| Work instructions |
Please return nothing but the lines between the line holding "Give me the Plotly source for this chart." and the line holding "y_ticks = [15, 20, 25, 30, 35, 40]", both ends included, without the pictures.
-- Begin Data for the task --
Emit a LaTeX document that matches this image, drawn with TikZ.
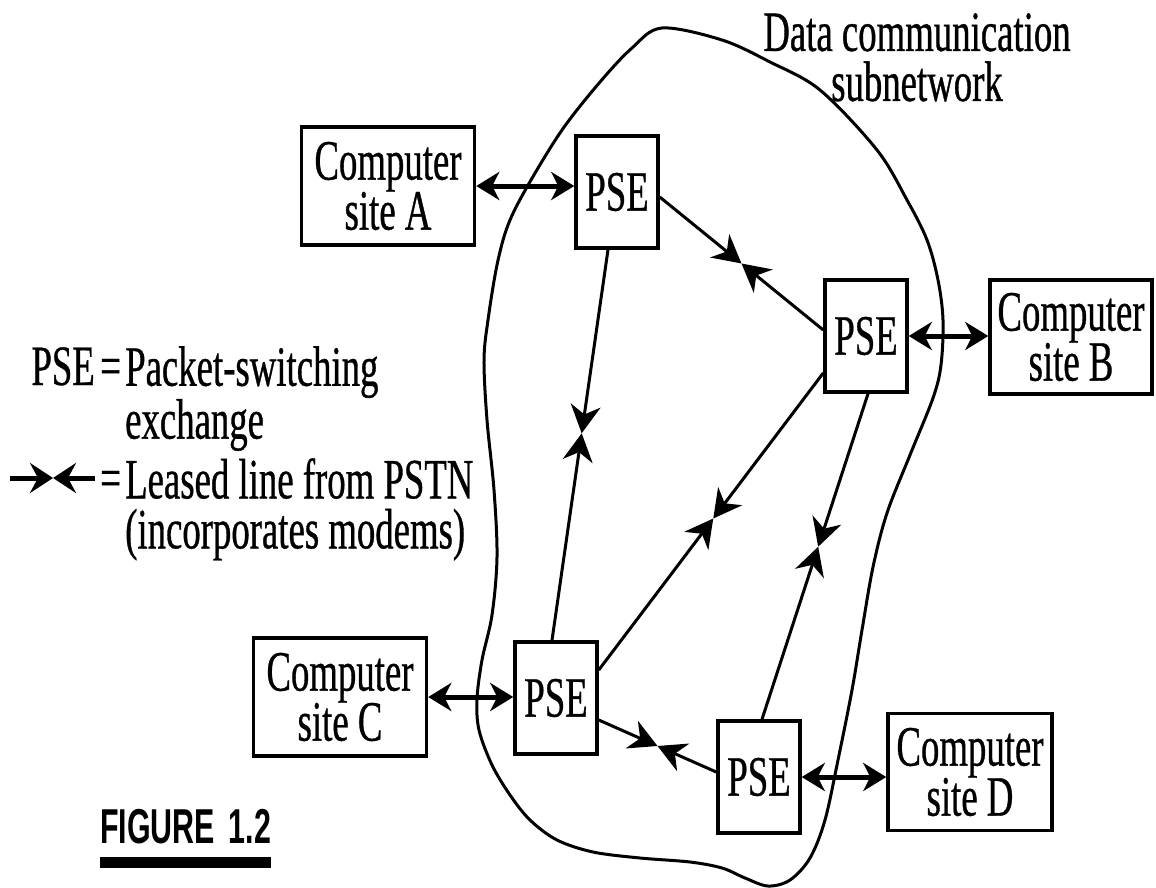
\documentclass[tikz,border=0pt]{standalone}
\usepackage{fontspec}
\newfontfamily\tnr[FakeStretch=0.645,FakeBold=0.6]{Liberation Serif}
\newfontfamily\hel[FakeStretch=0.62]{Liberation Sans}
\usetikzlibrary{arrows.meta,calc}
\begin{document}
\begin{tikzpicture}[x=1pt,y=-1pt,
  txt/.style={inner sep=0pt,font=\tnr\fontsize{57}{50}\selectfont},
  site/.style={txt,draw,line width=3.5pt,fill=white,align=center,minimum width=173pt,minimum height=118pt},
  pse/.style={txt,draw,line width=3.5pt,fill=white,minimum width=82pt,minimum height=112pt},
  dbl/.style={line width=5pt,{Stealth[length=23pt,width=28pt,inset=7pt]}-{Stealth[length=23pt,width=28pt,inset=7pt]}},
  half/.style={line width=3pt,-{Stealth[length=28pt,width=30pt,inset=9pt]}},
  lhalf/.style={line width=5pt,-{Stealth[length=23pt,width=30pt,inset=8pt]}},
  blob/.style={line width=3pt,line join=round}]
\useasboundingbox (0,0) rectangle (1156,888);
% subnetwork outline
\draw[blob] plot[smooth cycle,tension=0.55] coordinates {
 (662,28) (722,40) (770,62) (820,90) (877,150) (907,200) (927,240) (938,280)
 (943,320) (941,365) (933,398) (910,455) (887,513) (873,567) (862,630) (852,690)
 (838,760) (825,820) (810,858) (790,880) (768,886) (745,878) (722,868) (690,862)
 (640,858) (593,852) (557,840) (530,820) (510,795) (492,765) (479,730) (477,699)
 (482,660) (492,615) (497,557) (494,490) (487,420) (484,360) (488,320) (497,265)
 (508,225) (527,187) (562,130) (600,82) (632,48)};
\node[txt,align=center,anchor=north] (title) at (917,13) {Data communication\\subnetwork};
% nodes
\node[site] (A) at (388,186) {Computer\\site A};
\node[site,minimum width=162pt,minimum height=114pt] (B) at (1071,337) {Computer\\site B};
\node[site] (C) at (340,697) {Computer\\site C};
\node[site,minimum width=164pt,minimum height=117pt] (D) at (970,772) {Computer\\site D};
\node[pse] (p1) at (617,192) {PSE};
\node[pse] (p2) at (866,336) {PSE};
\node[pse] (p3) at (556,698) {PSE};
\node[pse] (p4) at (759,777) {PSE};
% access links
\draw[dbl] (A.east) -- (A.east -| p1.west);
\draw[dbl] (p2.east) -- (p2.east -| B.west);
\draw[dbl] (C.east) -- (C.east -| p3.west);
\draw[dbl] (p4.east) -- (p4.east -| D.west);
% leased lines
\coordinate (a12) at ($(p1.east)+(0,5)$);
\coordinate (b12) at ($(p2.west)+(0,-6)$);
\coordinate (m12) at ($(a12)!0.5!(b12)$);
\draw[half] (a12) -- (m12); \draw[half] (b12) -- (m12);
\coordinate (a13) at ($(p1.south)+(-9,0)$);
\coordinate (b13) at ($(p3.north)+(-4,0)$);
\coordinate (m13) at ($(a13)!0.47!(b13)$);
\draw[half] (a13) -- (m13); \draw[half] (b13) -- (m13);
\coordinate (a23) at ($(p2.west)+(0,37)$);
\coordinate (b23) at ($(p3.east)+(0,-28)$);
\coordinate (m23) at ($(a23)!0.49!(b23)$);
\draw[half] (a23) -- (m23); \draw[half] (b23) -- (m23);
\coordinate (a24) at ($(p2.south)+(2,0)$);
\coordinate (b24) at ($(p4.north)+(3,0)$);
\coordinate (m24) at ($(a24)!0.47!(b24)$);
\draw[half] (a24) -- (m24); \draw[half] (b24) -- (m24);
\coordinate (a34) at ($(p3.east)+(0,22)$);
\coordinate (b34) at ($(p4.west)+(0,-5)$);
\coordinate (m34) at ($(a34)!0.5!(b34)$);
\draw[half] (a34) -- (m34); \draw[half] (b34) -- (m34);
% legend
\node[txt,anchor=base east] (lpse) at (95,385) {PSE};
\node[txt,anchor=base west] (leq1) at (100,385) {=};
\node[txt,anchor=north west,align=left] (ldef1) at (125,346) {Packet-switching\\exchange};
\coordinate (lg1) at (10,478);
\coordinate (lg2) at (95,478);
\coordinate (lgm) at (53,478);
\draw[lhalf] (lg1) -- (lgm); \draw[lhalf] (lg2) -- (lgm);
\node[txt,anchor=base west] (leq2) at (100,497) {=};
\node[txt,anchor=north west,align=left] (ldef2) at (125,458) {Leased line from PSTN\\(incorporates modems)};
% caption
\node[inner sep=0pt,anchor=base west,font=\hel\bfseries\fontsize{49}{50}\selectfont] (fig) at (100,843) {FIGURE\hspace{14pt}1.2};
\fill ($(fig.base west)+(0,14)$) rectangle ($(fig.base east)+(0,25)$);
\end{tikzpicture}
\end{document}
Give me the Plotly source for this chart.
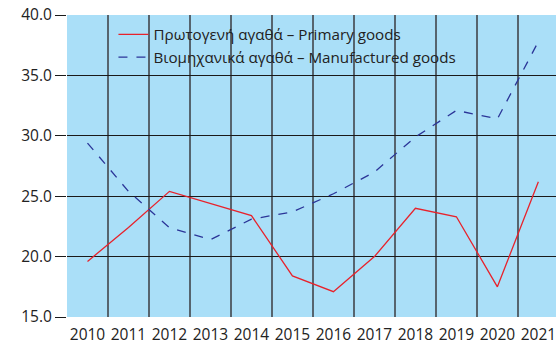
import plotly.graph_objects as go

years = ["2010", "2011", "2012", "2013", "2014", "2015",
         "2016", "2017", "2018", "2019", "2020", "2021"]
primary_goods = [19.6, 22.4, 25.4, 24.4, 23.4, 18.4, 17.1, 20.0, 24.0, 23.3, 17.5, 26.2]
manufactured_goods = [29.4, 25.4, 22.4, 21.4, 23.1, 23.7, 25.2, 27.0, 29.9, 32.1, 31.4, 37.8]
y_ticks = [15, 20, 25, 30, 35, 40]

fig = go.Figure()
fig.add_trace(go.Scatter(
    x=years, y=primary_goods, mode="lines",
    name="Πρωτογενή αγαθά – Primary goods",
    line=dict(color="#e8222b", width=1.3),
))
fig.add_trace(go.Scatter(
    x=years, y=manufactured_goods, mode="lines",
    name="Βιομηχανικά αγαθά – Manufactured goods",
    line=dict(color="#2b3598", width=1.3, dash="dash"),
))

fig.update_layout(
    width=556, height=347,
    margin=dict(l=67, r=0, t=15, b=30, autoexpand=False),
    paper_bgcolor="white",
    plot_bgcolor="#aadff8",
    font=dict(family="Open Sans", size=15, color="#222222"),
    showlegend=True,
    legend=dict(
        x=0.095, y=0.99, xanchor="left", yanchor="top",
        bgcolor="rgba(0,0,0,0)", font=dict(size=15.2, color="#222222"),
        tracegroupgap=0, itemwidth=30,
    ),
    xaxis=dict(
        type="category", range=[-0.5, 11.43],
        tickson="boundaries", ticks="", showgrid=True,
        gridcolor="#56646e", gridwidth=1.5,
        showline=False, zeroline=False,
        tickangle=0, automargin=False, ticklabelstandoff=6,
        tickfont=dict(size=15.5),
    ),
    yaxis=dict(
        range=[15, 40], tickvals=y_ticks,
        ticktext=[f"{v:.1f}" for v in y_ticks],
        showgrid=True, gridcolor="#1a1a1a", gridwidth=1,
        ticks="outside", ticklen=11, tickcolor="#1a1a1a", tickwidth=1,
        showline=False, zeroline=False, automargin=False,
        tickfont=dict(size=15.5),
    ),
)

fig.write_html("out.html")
-- End Data for the task --
-- Begin Data for the task --
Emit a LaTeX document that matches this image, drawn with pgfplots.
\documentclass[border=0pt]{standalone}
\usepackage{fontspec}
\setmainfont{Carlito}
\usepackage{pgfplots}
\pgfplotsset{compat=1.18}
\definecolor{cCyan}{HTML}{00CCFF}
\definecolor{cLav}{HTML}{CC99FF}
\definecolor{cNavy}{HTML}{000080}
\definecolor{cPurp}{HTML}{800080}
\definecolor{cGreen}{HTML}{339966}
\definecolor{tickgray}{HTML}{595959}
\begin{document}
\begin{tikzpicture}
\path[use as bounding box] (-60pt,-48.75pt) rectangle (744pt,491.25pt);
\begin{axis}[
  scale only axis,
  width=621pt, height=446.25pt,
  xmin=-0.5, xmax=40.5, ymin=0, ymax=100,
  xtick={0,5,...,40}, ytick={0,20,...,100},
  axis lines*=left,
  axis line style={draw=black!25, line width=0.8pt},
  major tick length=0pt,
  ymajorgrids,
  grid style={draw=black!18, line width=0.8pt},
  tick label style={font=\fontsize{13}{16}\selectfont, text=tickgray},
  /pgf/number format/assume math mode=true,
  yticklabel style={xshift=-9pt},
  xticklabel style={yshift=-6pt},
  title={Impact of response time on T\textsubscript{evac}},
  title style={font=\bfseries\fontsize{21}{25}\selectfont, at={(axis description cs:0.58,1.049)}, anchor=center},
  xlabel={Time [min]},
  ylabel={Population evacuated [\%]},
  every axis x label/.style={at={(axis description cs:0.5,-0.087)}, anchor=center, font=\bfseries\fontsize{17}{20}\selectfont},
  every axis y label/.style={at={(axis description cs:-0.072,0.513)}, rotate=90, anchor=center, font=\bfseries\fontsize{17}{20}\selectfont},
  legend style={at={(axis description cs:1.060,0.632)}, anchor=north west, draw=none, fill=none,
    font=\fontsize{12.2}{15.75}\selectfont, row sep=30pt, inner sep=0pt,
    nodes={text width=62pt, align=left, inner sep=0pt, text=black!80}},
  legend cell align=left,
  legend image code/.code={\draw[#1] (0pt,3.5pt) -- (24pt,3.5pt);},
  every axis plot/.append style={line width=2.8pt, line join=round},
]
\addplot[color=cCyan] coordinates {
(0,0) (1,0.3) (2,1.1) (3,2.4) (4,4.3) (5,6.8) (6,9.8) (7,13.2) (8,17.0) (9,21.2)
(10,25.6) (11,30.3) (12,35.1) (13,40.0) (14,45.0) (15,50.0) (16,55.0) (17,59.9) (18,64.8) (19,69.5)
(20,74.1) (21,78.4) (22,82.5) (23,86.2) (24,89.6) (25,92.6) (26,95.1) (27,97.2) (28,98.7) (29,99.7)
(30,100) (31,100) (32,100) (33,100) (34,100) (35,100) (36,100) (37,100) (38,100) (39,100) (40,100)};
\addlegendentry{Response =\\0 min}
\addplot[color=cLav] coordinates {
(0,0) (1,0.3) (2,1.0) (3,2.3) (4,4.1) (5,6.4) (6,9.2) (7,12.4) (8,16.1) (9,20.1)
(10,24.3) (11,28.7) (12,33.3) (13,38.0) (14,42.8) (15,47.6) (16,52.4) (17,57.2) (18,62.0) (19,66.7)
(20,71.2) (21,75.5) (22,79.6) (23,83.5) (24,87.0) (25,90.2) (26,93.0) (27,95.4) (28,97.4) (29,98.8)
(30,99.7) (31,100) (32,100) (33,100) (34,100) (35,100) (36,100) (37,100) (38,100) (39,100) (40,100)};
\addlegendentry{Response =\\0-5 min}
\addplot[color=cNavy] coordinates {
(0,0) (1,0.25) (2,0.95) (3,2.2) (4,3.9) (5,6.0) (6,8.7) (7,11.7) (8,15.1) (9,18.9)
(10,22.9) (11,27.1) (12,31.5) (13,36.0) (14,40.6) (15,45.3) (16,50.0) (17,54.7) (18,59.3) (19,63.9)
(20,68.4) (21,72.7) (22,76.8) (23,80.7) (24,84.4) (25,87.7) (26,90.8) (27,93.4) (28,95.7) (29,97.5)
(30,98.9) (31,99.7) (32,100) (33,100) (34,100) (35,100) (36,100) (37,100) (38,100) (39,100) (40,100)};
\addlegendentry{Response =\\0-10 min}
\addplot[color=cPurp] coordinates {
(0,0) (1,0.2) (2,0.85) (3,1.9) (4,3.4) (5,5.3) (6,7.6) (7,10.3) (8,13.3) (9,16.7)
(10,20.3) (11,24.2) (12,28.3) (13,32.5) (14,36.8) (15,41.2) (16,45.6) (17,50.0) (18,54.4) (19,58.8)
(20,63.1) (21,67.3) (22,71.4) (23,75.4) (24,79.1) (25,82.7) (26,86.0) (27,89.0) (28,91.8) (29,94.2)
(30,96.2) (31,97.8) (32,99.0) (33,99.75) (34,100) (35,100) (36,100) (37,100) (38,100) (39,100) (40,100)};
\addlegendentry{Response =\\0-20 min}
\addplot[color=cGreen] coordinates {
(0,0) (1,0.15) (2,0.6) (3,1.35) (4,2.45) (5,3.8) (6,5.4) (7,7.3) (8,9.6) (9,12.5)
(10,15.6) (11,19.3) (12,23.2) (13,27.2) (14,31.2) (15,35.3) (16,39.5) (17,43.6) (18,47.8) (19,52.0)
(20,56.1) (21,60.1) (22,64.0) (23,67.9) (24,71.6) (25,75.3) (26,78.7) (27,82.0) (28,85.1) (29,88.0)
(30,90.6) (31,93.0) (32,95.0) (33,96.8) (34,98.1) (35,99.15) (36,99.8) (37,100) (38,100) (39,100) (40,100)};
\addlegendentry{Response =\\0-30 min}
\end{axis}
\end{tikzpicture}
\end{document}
-- End Data for the task --
| Answer to the task |
Give me the Plotly source for this chart.
import plotly.graph_objects as go

years = ["2010", "2011", "2012", "2013", "2014", "2015",
         "2016", "2017", "2018", "2019", "2020", "2021"]
primary_goods = [19.6, 22.4, 25.4, 24.4, 23.4, 18.4, 17.1, 20.0, 24.0, 23.3, 17.5, 26.2]
manufactured_goods = [29.4, 25.4, 22.4, 21.4, 23.1, 23.7, 25.2, 27.0, 29.9, 32.1, 31.4, 37.8]
y_ticks = [15, 20, 25, 30, 35, 40]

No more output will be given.